With its slightly enlarged heart in the right place, the directing debut from actor David Oyelowo, The Water Man, is an engaging, creative family drama with flashes of fantasy to keep younger audiences interested and awake. The film focuses on young Gunner (Lonnie Chavis, This Is Us), a teenager who is also a would-be graphic novel writer and artist. He’s currently working on an ambitious detective story about an investigator who solves crime from beyond the grave. His mother Mary (Rosario Dawson) is dying of leukemia, while father Amos (Oyelowo) is slowly losing his mind and temper as he is forced to watch his wife’s slow, painful decline.
Image courtesy of RJL EntertainmentBeing relatively new to the town of Pine Mills, Gunner is late to discover the local myth of the Water Man, who is said to still stalk the nearby Wild Horse forest, as he has for several hundred years, living forever thanks to a magical rock in his possession but forced to watch everyone he cars about die over the centuries. After talking to a local recluse and Water Man expert (Alfred Molina), Gunner becomes determined to go into the forest in search of this stone, which he believes may be the key to saving his mother.
Gunner enlists the help of another teenager, a girl named Jo (Amiah Miller, the young girl from War for the Planet of the Apes), who claims to not only know the location of the Water Man but also takes money from Gunner to take him though the woods to the being’s home. With limited supplies and a wildfire heading in their general direction, the young pair head off through the forest, guided as much by Gunner’s creative spirit as Jo’s knowledge of anything having to do with the Water Man. When Amos realizes his son has run away, he heads out in pursuit, with the assistance of the local sheriff (played by Maria Bello) and being careful not to tell his ailing wife.
The Water Man follows Gunner and Jo on their quest, which may or may not be more of a flight of fancy than a search for anything real or life-saving. What they encounter along the way is a combination of danger, mystery, and magic borne of Gunner’s determination and imagination. The fuel that drives him is pure emotion—the love he feels for his mother and the fear he’s experiencing at the thought of losing her. A great deal of the movie also concerns the broken bond between father and son, who need to fix what is fractured since they will need each other a great deal very soon. The fantastical elements are key to what works in the film, but Oyelowo makes sure he keeps them grounded in reality for reasons that eventually become clear.
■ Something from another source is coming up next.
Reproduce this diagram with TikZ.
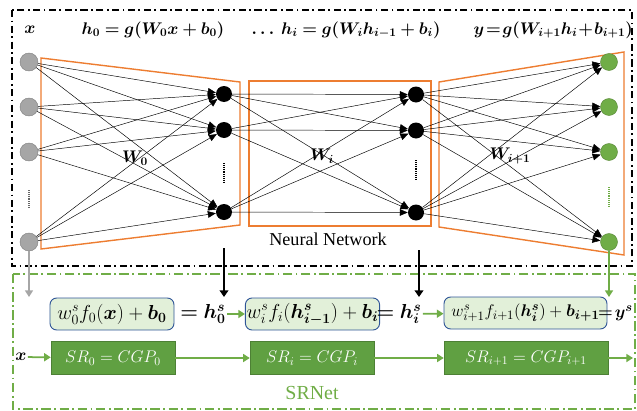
\documentclass[tikz,border=0pt]{standalone}
\usepackage{fontspec}
\setmainfont{Liberation Serif}
\usepackage{bm}
\usetikzlibrary{arrows.meta}

\definecolor{nnorange}{HTML}{ED7D31}
\definecolor{srgreen}{HTML}{70AD47}
\definecolor{srdark}{HTML}{60A042}
\definecolor{srlight}{HTML}{E2F0D9}
\definecolor{srblue}{HTML}{2F5597}

\begin{document}
\begin{tikzpicture}[x=0.3mm,y=-0.3mm,
    neuron/.style={circle,inner sep=0pt,minimum size=4.8mm},
    edge/.style={line width=0.4pt,-{Triangle[length=2.4mm,width=2mm]}},
    layerbox/.style={nnorange,line width=1.2pt},
    termfont/.style={font=\fontsize{16.5}{19}\selectfont},
    termbox/.style={termfont,draw=srblue,fill=srlight,rounded corners=2mm,line width=0.8pt,
        minimum height=9.6mm,inner sep=1pt},
    srbox/.style={draw=srdark!80!black,fill=srdark,text=white,minimum height=10mm,
        inner sep=1pt,font=\Large},
    flow/.style={srgreen,line width=1.5pt,-{Triangle[length=2mm,width=2.4mm]}}]
        \useasboundingbox (0,0) rectangle (637,411);

        % Frames: network on top, SRNet below
        \draw[line width=1pt,dash pattern=on 6pt off 3pt on 1.5pt off 3pt] (12,10) rectangle (632,266);
        \draw[srgreen,line width=1pt,dash pattern=on 8pt off 3pt on 1.5pt off 3pt] (13,274) rectangle (635,409);

        % Weight regions
        \draw[layerbox] (41,58) -- (240,82) -- (240,225) -- (41,249) -- cycle;
        \draw[layerbox] (249,81) rectangle (431,226);
        \draw[layerbox] (439,82) -- (624,52) -- (624,255) -- (439,227) -- cycle;

        % Layer formulas
        \node (lx) at (30,30) {\Large$\bm{x}$};
        \node (lh0) at (153,30) {\Large$\bm{h_0 = g(W_0 x + b_0)}$};
        \node (lhi) at (346,30) {\Large$\bm{\ldots\ h_i = g(W_i h_{i-1} + b_i)}$};
        \node[anchor=east,inner sep=0pt] (ly) at (633,30) {\Large$\bm{y \!=\! g(W_{i+1} h_i \!+\! b_{i+1})}$};

        % Neurons
        \foreach \n/\y in {1/62,2/107,3/152,4/242}
            \node[neuron,minimum size=5.4mm,fill=black!35,draw=black!50] (in\n) at (29,\y) {};
        \foreach \n/\y in {1/94,2/130,3/212} {
            \node[neuron,fill=black] (ha\n) at (224,\y) {};
            \node[neuron,fill=black] (hb\n) at (416,\y+0.5) {};
        }
        \foreach \n/\y in {1/62,2/107,3/152,4/242}
            \node[neuron,minimum size=5.1mm,fill=srgreen,draw=srgreen!80!black] (out\n) at (609,\y) {};

        % Dots for the skipped neurons
        \draw[black!60,line width=1.2pt,dash pattern=on 0.8pt off 0.8pt] (29,190) -- (29,207);
        \draw[line width=1.5pt,dash pattern=on 0.8pt off 0.8pt] (224,163) -- (224,182);
        \draw[line width=1.5pt,dash pattern=on 0.8pt off 0.8pt] (416,160) -- (416,179);
        \draw[srgreen,line width=1.5pt,dash pattern=on 0.8pt off 0.8pt] (609,187) -- (609,207);

        % Connections
        \foreach \a in {1,...,4} \foreach \b in {1,2,3} \draw[edge] (in\a) -- (ha\b);
        \foreach \a in {1,2,3} \foreach \b in {1,2,3} \draw[edge] (ha\a) -- (hb\b);
        \foreach \a in {1,2,3} \foreach \b in {1,...,4} \draw[edge] (hb\a) -- (out\b);

        % Weight names
        \node (w0) at (135,158) {\Large$\bm{W_0}$};
        \node (wi) at (322,156) {\Large$\bm{W_i}$};
        \node (wi1) at (510,156) {\Large$\bm{W_{i+1}}$};
        \node[font=\fontsize{15.5}{18}\selectfont] (nn) at (328,239) {Neural Network};

        % SRNet terms
        \node[termbox,minimum width=37.2mm] (t0) at (112,314) {$w_0^s f_0(\bm{x}) + \bm{b_0}$};
        \node[termfont,inner sep=1pt] (eh0) at (203,314) {$\bm{= h_0^s}$};
        \node[termbox,minimum width=36.9mm] (ti) at (312.5,314) {$w_i^s f_i(\bm{h^s_{i-1}}) + \bm{b_i}$};
        \node[termfont,inner sep=1pt] (ehi) at (399,314) {$\bm{= h_i^s}$};
        \node[termbox,font=\fontsize{15}{18}\selectfont,minimum width=48.9mm] (ti1) at (525.5,313) {$w_{i+1}^s f_{i+1}(\bm{h_i^s}) + \bm{b_{i+1}}$};
        \node[font=\fontsize{15}{18}\selectfont,inner sep=0pt,anchor=east] (ey) at (633,313) {$\bm{=\!y^s}$};

        \node[srbox,minimum width=37.2mm] (sr0) at (113,358) {$SR_0 = CGP_0$};
        \node[srbox,minimum width=37.2mm] (sri) at (312,358) {$SR_i = CGP_i$};
        \node[srbox,minimum width=49.2mm] (sri1) at (526,358) {$SR_{i+1} = CGP_{i+1}$};
        \node[font=\Large,inner sep=1pt] (sx) at (21,357) {$\bm{x}$};
        \coordinate (send) at (633,358);
        \node[srgreen,font=\fontsize{17}{20}\selectfont] (srn) at (312,393) {SRNet};

        % Links down to SRNet
        \coordinate (d0) at (224,248);
        \coordinate (d0e) at (224,297);
        \coordinate (di) at (419,250);
        \coordinate (die) at (419,297);
        \coordinate (dx) at (29,297);
        \coordinate (dy) at (609,297);
        \draw[black!35,line width=1.5pt,-{Triangle[length=2mm,width=2.4mm]}] (in4) -- (dx);
        \draw[line width=1.5pt,-{Triangle[length=2mm,width=2.6mm]}] (d0) -- (d0e);
        \draw[line width=1.5pt,-{Triangle[length=2mm,width=2.6mm]}] (di) -- (die);
        \draw[flow] (out4) -- (dy);

        % Flow between the terms
        \draw[flow] (eh0) -- (ti);
        \draw[flow] (ehi) -- (ti1);
        \draw[flow] (sx) -- (sr0);
        \draw[flow] (sr0) -- (sri);
        \draw[flow] (sri) -- (sri1);
        \draw[flow] (sri1) -- (send);
    \end{tikzpicture}
\end{document}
The film gets a bit precious and self-aware at times, but as mentioned, there’s something about its good intentions that wins out over overt corniness in the end. Both young actors are quite good in their decidedly underwritten roles (courtesy of screenwriter Emily A. Needell), as we watch both of them rise above the limitation of the material. The Water Man is a flawed yet largely satisfying effort.
The film is now playing in theaters.